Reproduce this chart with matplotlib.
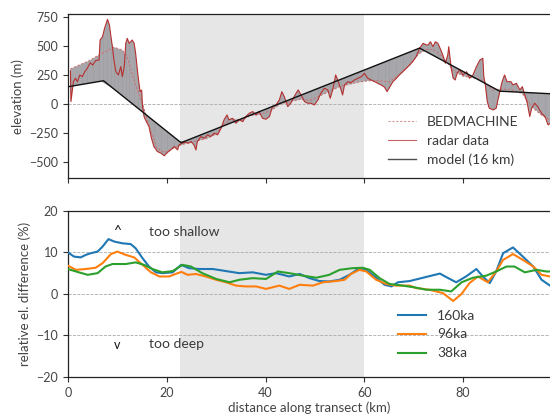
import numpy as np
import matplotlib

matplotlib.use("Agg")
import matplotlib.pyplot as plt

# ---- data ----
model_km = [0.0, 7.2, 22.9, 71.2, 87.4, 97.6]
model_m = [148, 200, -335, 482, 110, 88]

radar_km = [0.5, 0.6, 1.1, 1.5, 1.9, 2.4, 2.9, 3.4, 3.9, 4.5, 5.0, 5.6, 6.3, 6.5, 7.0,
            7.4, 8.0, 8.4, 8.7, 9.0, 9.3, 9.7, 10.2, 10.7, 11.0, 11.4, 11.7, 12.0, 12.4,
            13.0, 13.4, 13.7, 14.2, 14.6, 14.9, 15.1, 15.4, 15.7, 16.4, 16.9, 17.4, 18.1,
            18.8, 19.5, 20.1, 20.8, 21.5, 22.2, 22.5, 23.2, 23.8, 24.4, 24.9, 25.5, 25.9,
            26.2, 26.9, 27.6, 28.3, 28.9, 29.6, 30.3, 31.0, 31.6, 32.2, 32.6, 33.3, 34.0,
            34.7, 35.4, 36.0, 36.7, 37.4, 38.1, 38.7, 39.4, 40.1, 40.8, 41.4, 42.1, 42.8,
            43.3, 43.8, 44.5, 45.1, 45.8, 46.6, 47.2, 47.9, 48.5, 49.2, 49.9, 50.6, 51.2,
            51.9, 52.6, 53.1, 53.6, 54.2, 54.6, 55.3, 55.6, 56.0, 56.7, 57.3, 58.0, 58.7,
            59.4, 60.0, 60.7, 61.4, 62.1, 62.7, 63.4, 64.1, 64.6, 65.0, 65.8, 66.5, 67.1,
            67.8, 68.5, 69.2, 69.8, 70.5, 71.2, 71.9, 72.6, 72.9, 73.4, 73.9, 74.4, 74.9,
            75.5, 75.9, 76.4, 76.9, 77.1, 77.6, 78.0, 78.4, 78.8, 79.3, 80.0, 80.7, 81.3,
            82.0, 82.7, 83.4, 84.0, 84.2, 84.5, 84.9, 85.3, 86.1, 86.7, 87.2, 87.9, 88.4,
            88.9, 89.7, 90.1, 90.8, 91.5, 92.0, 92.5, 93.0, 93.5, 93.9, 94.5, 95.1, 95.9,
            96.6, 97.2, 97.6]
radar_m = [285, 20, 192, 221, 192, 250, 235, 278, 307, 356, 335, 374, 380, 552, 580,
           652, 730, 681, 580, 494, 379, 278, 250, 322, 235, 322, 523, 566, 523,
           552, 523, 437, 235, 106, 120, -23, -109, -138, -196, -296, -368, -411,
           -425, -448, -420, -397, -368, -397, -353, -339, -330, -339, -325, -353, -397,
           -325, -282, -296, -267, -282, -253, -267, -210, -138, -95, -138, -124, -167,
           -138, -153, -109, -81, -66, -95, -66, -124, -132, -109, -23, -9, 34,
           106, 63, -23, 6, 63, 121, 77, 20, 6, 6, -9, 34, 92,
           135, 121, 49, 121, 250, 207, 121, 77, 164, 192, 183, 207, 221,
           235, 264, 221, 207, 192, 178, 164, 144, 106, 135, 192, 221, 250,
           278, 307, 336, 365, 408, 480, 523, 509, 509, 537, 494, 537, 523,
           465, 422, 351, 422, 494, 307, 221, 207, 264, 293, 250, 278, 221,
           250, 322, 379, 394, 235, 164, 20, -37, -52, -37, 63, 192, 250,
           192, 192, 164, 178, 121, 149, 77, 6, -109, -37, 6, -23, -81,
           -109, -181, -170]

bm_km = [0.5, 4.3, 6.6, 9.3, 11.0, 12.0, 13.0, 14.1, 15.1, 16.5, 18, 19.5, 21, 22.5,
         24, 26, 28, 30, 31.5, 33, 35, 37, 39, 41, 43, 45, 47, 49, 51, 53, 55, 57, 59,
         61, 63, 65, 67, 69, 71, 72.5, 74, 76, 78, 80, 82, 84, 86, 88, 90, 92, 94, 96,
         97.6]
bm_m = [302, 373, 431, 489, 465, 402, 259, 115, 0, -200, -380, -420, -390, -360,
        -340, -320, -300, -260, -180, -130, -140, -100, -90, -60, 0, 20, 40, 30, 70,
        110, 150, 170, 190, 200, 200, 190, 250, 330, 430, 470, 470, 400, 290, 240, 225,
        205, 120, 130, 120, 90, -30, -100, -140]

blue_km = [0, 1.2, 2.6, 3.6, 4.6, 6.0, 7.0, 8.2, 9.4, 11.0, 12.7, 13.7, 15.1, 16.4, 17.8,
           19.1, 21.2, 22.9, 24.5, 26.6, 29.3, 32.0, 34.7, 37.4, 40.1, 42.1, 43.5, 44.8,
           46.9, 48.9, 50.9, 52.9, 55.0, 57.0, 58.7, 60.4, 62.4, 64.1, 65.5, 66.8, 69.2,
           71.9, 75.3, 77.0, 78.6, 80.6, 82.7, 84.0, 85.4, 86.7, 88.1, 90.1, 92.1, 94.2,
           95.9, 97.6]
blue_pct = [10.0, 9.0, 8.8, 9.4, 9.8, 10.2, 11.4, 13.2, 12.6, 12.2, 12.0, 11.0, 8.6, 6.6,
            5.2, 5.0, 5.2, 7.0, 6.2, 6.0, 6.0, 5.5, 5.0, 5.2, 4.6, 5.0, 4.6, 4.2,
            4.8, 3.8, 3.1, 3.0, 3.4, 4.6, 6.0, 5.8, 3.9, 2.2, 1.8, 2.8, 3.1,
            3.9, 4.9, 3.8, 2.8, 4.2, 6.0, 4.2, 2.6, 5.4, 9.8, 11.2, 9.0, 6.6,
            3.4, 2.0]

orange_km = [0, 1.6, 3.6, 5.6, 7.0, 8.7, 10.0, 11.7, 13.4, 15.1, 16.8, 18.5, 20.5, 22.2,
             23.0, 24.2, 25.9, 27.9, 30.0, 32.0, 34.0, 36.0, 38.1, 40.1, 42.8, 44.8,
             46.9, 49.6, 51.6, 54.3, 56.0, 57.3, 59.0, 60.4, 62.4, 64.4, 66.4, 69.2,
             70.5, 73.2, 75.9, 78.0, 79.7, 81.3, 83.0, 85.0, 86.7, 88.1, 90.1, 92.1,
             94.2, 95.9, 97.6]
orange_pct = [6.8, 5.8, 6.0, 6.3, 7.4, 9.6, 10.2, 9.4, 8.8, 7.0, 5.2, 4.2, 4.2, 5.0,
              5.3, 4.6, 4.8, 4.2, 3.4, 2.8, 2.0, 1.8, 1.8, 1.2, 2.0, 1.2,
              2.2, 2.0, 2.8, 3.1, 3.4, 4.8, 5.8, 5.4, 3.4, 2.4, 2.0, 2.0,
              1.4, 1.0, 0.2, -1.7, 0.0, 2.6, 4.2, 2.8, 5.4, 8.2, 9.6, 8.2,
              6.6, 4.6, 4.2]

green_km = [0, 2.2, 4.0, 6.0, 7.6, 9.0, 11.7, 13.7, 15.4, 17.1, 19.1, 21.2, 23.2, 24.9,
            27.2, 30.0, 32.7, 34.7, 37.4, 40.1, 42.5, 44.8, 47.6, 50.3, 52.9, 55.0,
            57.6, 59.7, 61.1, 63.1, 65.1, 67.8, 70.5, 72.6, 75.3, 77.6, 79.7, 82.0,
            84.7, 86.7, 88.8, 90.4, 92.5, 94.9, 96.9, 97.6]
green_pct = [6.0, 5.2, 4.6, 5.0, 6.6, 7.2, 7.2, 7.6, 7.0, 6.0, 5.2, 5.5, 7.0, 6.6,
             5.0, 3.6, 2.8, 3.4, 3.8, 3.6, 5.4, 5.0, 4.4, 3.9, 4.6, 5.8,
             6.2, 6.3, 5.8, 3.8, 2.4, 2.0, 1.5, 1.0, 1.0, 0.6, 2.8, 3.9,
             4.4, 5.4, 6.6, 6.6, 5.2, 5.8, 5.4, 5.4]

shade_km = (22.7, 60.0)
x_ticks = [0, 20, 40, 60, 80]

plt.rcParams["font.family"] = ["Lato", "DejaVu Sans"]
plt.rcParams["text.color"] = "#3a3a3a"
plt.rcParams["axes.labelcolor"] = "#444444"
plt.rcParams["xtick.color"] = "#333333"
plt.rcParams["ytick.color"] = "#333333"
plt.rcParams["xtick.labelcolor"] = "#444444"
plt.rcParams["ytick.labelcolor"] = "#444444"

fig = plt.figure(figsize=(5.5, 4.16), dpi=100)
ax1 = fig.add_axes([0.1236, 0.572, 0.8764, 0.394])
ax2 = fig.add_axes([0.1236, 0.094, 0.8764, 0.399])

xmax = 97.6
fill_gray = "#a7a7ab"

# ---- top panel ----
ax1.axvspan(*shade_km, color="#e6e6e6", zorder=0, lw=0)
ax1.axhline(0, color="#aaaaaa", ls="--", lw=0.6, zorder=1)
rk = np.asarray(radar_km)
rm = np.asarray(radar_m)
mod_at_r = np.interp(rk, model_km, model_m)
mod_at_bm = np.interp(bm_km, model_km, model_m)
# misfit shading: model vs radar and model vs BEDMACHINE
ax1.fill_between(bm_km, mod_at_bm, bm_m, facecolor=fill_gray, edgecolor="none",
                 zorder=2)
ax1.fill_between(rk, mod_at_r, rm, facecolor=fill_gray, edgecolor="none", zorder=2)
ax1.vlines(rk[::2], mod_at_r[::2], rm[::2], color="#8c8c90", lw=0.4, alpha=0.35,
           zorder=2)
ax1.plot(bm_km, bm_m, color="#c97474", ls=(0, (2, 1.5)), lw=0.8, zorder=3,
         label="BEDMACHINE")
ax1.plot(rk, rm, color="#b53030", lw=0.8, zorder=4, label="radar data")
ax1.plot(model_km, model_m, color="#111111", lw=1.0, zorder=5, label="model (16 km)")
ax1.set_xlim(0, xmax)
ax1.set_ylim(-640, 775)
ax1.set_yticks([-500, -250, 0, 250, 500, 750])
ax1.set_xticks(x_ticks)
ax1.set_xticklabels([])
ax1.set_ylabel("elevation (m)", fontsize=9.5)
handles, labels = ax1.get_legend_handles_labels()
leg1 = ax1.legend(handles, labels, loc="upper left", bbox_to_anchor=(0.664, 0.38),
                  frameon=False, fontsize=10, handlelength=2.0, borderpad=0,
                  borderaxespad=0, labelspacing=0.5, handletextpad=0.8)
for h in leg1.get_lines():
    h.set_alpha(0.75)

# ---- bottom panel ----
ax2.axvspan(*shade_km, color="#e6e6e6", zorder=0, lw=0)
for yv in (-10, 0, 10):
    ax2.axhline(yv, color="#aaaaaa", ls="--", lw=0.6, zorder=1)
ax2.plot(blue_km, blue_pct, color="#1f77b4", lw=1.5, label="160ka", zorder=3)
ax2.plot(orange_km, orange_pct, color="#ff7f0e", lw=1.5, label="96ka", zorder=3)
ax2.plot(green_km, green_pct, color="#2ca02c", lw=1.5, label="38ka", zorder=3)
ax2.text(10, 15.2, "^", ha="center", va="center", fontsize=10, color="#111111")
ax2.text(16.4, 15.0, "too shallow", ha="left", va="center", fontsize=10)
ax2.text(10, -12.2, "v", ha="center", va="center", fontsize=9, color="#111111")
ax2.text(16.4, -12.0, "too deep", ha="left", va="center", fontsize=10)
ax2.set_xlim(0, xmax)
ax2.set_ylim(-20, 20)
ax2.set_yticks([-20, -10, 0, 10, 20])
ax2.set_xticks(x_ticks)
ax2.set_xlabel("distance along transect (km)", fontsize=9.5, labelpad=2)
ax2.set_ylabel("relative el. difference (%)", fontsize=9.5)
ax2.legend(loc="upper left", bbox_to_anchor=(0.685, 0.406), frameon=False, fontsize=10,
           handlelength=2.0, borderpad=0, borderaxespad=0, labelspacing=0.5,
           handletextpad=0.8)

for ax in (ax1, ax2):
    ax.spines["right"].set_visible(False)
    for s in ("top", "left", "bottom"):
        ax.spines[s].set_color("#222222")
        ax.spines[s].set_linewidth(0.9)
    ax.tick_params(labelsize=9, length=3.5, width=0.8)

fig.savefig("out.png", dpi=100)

***

Directive: Restate, line by line and word for word, everything from the top of the material through the line that contains "model_m = [148, 200, -335, 482, 110, 88]". Leave pictures out.

Result of the exercise:
Reproduce this chart with matplotlib.
import numpy as np
import matplotlib

matplotlib.use("Agg")
import matplotlib.pyplot as plt

# ---- data ----
model_km = [0.0, 7.2, 22.9, 71.2, 87.4, 97.6]
model_m = [148, 200, -335, 482, 110, 88]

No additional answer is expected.